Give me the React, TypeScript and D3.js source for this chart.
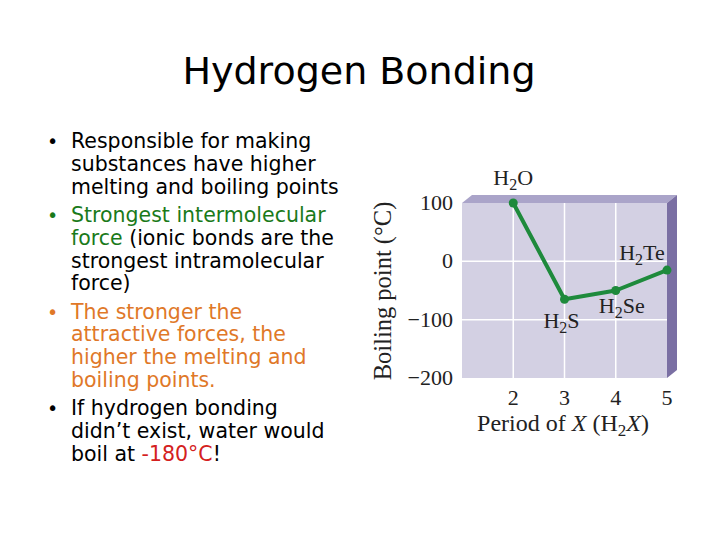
import React from "react"
import * as d3 from "d3"

// chart data
const periods = [2, 3, 4, 5]
const compounds = ["H2O", "H2S", "H2Se", "H2Te"]
const boilingPoints = [100, -65, -50, -15]
const yTicks = [100, 0, -100, -200]
const xTicks = [2, 3, 4, 5]
const xGrid = [2, 3, 4]
const yGrid = [0, -100]

// label offsets relative to the data point (dx, dy in px)
const labelOffsets: [number, number][] = [[0, -18], [-3, 29], [6, 22], [-25, -10]]

const bullets = [
  [
    [{ t: "Responsible for making", c: "#000" }],
    [{ t: "substances have higher", c: "#000" }],
    [{ t: "melting and boiling points", c: "#000" }],
  ],
  [
    [{ t: "Strongest intermolecular", c: "#1a7a1a" }],
    [{ t: "force", c: "#1a7a1a" }, { t: " (ionic bonds are the", c: "#000" }],
    [{ t: "strongest intramolecular", c: "#000" }],
    [{ t: "force)", c: "#000" }],
  ],
  [
    [{ t: "The stronger the", c: "#e07828" }],
    [{ t: "attractive forces, the", c: "#e07828" }],
    [{ t: "higher the melting and", c: "#e07828" }],
    [{ t: "boiling points.", c: "#e07828" }],
  ],
  [
    [{ t: "If hydrogen bonding", c: "#000" }],
    [{ t: "didn\u2019t exist, water would", c: "#000" }],
    [{ t: "boil at ", c: "#000" }, { t: "-180\u00b0C", c: "#d42020" }, { t: "!", c: "#000" }],
  ],
]
const bulletColors = ["#000", "#1a7a1a", "#e07828", "#000"]

const sans = "'DejaVu Sans', sans-serif"
const serif = "'Liberation Serif', 'DejaVu Serif', serif"

function Formula({ name, x, y }: { name: string; x: number; y: number }) {
  const parts = name.split("2")
  return (
    <text x={x} y={y} textAnchor="middle" fontFamily={serif} fontSize={22} fill="#222">
      {parts[0]}
      <tspan dy={5} fontSize={16}>2</tspan>
      <tspan dy={-5}>{parts[1]}</tspan>
    </text>
  )
}

export default function App() {
  const x = d3.scaleLinear().domain([1, 5]).range([462, 667])
  const y = d3.scaleLinear().domain([-200, 100]).range([378, 203])
  const depthX = 10
  const depthY = -8
  const [x0, x1] = x.range()
  const yTop = y(100)
  const yBot = y(-200)

  const line = d3.line<number>()
    .x((_, i) => x(periods[i]))
    .y(d => y(d))

  // bullet text layout
  const lineGap = 22.8
  const bulletGap = 5.5
  let baseline = 148
  const rows: React.ReactNode[] = []
  bullets.forEach((b, bi) => {
    rows.push(
      <text key={`b${bi}`} x={47} y={baseline} fontFamily={sans} fontSize={19} fill={bulletColors[bi]}>•</text>
    )
    b.forEach((ln, li) => {
      rows.push(
        <text key={`l${bi}-${li}`} x={71} y={baseline} fontFamily={sans} fontSize={20.5}>
          {ln.map((s, si) => <tspan key={si} fill={s.c}>{s.t}</tspan>)}
        </text>
      )
      baseline += lineGap
    })
    baseline += bulletGap
  })

  return (
    <svg width={720} height={540} style={{ position: "fixed", left: 0, top: 0, background: "#fff" }}>
      <text x={359} y={84} textAnchor="middle" fontFamily={sans} fontSize={38}>Hydrogen Bonding</text>
      {rows}

      {/* 3D box */}
      <polygon
        points={`${x0},${yTop} ${x0 + depthX},${yTop + depthY} ${x1 + depthX},${yTop + depthY} ${x1},${yTop}`}
        fill="#aaa4c9"
      />
      <polygon
        points={`${x1},${yTop} ${x1 + depthX},${yTop + depthY} ${x1 + depthX},${yBot + depthY} ${x1},${yBot}`}
        fill="#7a6fa3"
      />
      <rect x={x0} y={yTop} width={x1 - x0} height={yBot - yTop} fill="#d3d0e3" />
      {xGrid.map(v => (
        <line key={`gx${v}`} x1={x(v)} x2={x(v)} y1={yTop} y2={yBot} stroke="#fff" strokeWidth={1.5} />
      ))}
      {yGrid.map(v => (
        <line key={`gy${v}`} x1={x0} x2={x1} y1={y(v)} y2={y(v)} stroke="#fff" strokeWidth={1.5} />
      ))}

      <path d={line(boilingPoints) || ""} fill="none" stroke="#1e8a3c" strokeWidth={4} strokeLinejoin="round" />
      {boilingPoints.map((v, i) => (
        <circle key={`p${i}`} cx={x(periods[i])} cy={y(v)} r={4.5} fill="#1e8a3c" />
      ))}
      {compounds.map((c, i) => (
        <Formula key={c} name={c} x={x(periods[i]) + labelOffsets[i][0]} y={y(boilingPoints[i]) + labelOffsets[i][1]} />
      ))}

      {/* axes */}
      {yTicks.map(v => (
        <text key={`yt${v}`} x={453} y={y(v) + 7} textAnchor="end" fontFamily={serif} fontSize={22} fill="#222">
          {v < 0 ? `\u2212${-v}` : v}
        </text>
      ))}
      {xTicks.map(v => (
        <text key={`xt${v}`} x={x(v)} y={405} textAnchor="middle" fontFamily={serif} fontSize={22} fill="#222">{v}</text>
      ))}
      <text transform="translate(391,291) rotate(-90)" textAnchor="middle" fontFamily={serif} fontSize={24.5} fill="#222">
        Boiling point (°C)
      </text>
      <text x={563} y={431} textAnchor="middle" fontFamily={serif} fontSize={24} fill="#222">
        Period of <tspan fontStyle="italic">X</tspan> (H<tspan dy={5} fontSize={17}>2</tspan><tspan dy={-5} fontStyle="italic">X</tspan>)
      </text>
    </svg>
  )
}
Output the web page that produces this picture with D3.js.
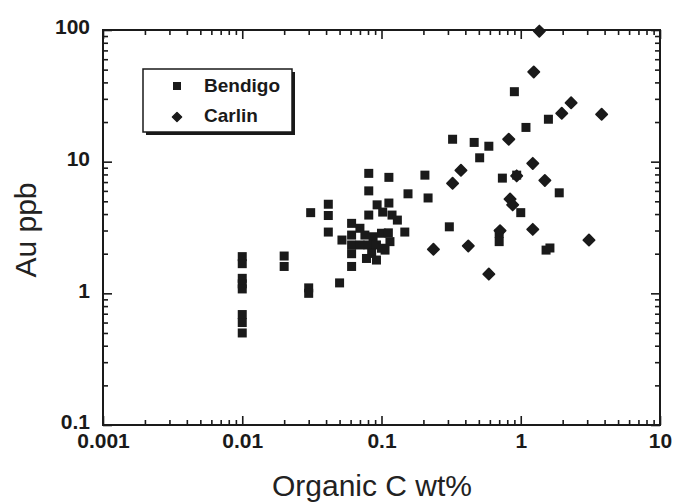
════════════════════
# Objective:
Please reproduce, word for word, every line from the first line of the records above through the line containing "const labelOffsets: [number, number][]", and leave out the pictures.

# Result for this exercise:
Give me the React, TypeScript and D3.js source for this chart.
import React from "react"
import * as d3 from "d3"

// chart data
const periods = [2, 3, 4, 5]
const compounds = ["H2O", "H2S", "H2Se", "H2Te"]
const boilingPoints = [100, -65, -50, -15]
const yTicks = [100, 0, -100, -200]
const xTicks = [2, 3, 4, 5]
const xGrid = [2, 3, 4]
const yGrid = [0, -100]

// label offsets relative to the data point (dx, dy in px)
const labelOffsets: [number, number][] = [[0, -18], [-3, 29], [6, 22], [-25, -10]]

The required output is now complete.